Given task
Every line below should be copied exactly; drop the pictures.

Raw data
****************
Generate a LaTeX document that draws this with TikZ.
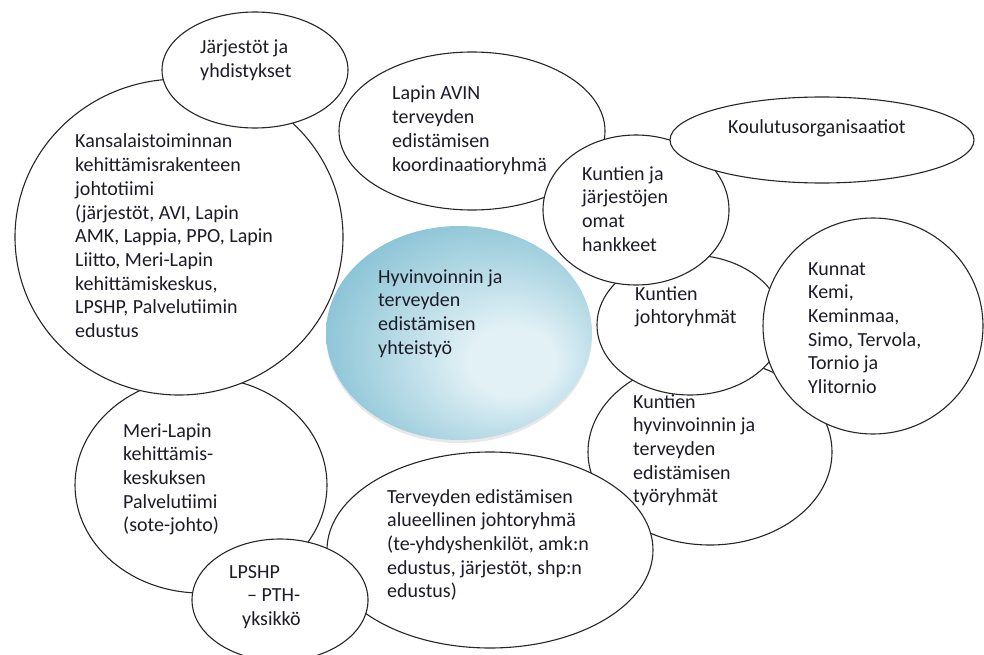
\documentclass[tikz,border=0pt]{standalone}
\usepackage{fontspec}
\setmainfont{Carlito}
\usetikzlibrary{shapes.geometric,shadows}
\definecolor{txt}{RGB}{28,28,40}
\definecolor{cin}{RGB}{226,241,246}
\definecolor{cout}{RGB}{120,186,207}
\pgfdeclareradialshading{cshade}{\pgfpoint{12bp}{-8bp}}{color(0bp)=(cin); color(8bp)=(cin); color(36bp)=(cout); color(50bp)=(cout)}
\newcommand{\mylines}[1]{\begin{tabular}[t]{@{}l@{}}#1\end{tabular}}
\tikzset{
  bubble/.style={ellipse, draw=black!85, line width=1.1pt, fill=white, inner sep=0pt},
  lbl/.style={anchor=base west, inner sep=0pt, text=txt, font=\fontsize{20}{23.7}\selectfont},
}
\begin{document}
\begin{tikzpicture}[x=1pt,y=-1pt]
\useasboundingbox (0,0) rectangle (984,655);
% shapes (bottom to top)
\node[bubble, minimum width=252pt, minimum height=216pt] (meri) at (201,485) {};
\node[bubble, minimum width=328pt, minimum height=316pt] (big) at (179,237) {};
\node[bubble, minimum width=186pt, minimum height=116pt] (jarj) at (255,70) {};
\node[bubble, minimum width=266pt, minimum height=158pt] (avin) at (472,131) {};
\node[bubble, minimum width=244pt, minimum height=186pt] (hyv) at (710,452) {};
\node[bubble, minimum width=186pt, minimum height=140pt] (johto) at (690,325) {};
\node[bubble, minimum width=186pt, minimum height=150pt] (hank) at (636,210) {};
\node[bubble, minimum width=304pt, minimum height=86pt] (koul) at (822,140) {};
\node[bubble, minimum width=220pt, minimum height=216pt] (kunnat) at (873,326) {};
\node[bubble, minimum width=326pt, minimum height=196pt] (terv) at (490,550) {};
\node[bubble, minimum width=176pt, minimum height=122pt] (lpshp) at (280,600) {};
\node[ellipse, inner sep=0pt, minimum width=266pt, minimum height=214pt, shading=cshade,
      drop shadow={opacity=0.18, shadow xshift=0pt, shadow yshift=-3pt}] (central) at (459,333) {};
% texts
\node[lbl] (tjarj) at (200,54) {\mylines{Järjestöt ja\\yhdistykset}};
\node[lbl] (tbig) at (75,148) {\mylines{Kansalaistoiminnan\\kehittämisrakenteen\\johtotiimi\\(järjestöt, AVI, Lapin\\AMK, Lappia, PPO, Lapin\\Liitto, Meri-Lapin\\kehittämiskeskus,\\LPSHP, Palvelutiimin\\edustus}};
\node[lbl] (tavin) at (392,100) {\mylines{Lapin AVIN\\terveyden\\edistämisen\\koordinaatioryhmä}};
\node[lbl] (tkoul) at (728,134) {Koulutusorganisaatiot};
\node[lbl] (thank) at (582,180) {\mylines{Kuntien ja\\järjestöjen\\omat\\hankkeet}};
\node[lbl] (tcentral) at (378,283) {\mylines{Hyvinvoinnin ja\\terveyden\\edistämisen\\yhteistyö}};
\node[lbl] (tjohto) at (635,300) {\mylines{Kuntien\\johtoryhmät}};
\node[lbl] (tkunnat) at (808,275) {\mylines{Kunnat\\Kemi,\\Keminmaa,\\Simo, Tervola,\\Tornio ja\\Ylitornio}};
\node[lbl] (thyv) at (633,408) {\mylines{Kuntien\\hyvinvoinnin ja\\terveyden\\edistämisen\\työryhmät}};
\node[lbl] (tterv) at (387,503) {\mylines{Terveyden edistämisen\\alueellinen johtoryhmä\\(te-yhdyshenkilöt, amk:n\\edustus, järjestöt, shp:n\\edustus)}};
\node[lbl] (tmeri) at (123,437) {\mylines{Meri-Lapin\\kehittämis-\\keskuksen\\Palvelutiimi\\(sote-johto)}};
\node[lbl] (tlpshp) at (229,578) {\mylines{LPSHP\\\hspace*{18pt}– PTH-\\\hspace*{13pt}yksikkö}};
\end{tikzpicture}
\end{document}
****************
Problem solution
Generate a LaTeX document that draws this with TikZ.
\documentclass[tikz,border=0pt]{standalone}
\usepackage{fontspec}
\setmainfont{Carlito}
\usetikzlibrary{shapes.geometric,shadows}
\definecolor{txt}{RGB}{28,28,40}
\definecolor{cin}{RGB}{226,241,246}
\definecolor{cout}{RGB}{120,186,207}
\pgfdeclareradialshading{cshade}{\pgfpoint{12bp}{-8bp}}{color(0bp)=(cin); color(8bp)=(cin); color(36bp)=(cout); color(50bp)=(cout)}
\newcommand{\mylines}[1]{\begin{tabular}[t]{@{}l@{}}#1\end{tabular}}
\tikzset{
  bubble/.style={ellipse, draw=black!85, line width=1.1pt, fill=white, inner sep=0pt},
  lbl/.style={anchor=base west, inner sep=0pt, text=txt, font=\fontsize{20}{23.7}\selectfont},
}
\begin{document}
\begin{tikzpicture}[x=1pt,y=-1pt]
\useasboundingbox (0,0) rectangle (984,655);
% shapes (bottom to top)
\node[bubble, minimum width=252pt, minimum height=216pt] (meri) at (201,485) {};
\node[bubble, minimum width=328pt, minimum height=316pt] (big) at (179,237) {};
\node[bubble, minimum width=186pt, minimum height=116pt] (jarj) at (255,70) {};
\node[bubble, minimum width=266pt, minimum height=158pt] (avin) at (472,131) {};
\node[bubble, minimum width=244pt, minimum height=186pt] (hyv) at (710,452) {};
\node[bubble, minimum width=186pt, minimum height=140pt] (johto) at (690,325) {};
\node[bubble, minimum width=186pt, minimum height=150pt] (hank) at (636,210) {};
\node[bubble, minimum width=304pt, minimum height=86pt] (koul) at (822,140) {};
\node[bubble, minimum width=220pt, minimum height=216pt] (kunnat) at (873,326) {};
\node[bubble, minimum width=326pt, minimum height=196pt] (terv) at (490,550) {};
\node[bubble, minimum width=176pt, minimum height=122pt] (lpshp) at (280,600) {};
\node[ellipse, inner sep=0pt, minimum width=266pt, minimum height=214pt, shading=cshade,
      drop shadow={opacity=0.18, shadow xshift=0pt, shadow yshift=-3pt}] (central) at (459,333) {};
% texts
\node[lbl] (tjarj) at (200,54) {\mylines{Järjestöt ja\\yhdistykset}};
\node[lbl] (tbig) at (75,148) {\mylines{Kansalaistoiminnan\\kehittämisrakenteen\\johtotiimi\\(järjestöt, AVI, Lapin\\AMK, Lappia, PPO, Lapin\\Liitto, Meri-Lapin\\kehittämiskeskus,\\LPSHP, Palvelutiimin\\edustus}};
\node[lbl] (tavin) at (392,100) {\mylines{Lapin AVIN\\terveyden\\edistämisen\\koordinaatioryhmä}};
\node[lbl] (tkoul) at (728,134) {Koulutusorganisaatiot};
\node[lbl] (thank) at (582,180) {\mylines{Kuntien ja\\järjestöjen\\omat\\hankkeet}};
\node[lbl] (tcentral) at (378,283) {\mylines{Hyvinvoinnin ja\\terveyden\\edistämisen\\yhteistyö}};
\node[lbl] (tjohto) at (635,300) {\mylines{Kuntien\\johtoryhmät}};
\node[lbl] (tkunnat) at (808,275) {\mylines{Kunnat\\Kemi,\\Keminmaa,\\Simo, Tervola,\\Tornio ja\\Ylitornio}};
\node[lbl] (thyv) at (633,408) {\mylines{Kuntien\\hyvinvoinnin ja\\terveyden\\edistämisen\\työryhmät}};
\node[lbl] (tterv) at (387,503) {\mylines{Terveyden edistämisen\\alueellinen johtoryhmä\\(te-yhdyshenkilöt, amk:n\\edustus, järjestöt, shp:n\\edustus)}};
\node[lbl] (tmeri) at (123,437) {\mylines{Meri-Lapin\\kehittämis-\\keskuksen\\Palvelutiimi\\(sote-johto)}};
\node[lbl] (tlpshp) at (229,578) {\mylines{LPSHP\\\hspace*{18pt}– PTH-\\\hspace*{13pt}yksikkö}};
\end{tikzpicture}
\end{document}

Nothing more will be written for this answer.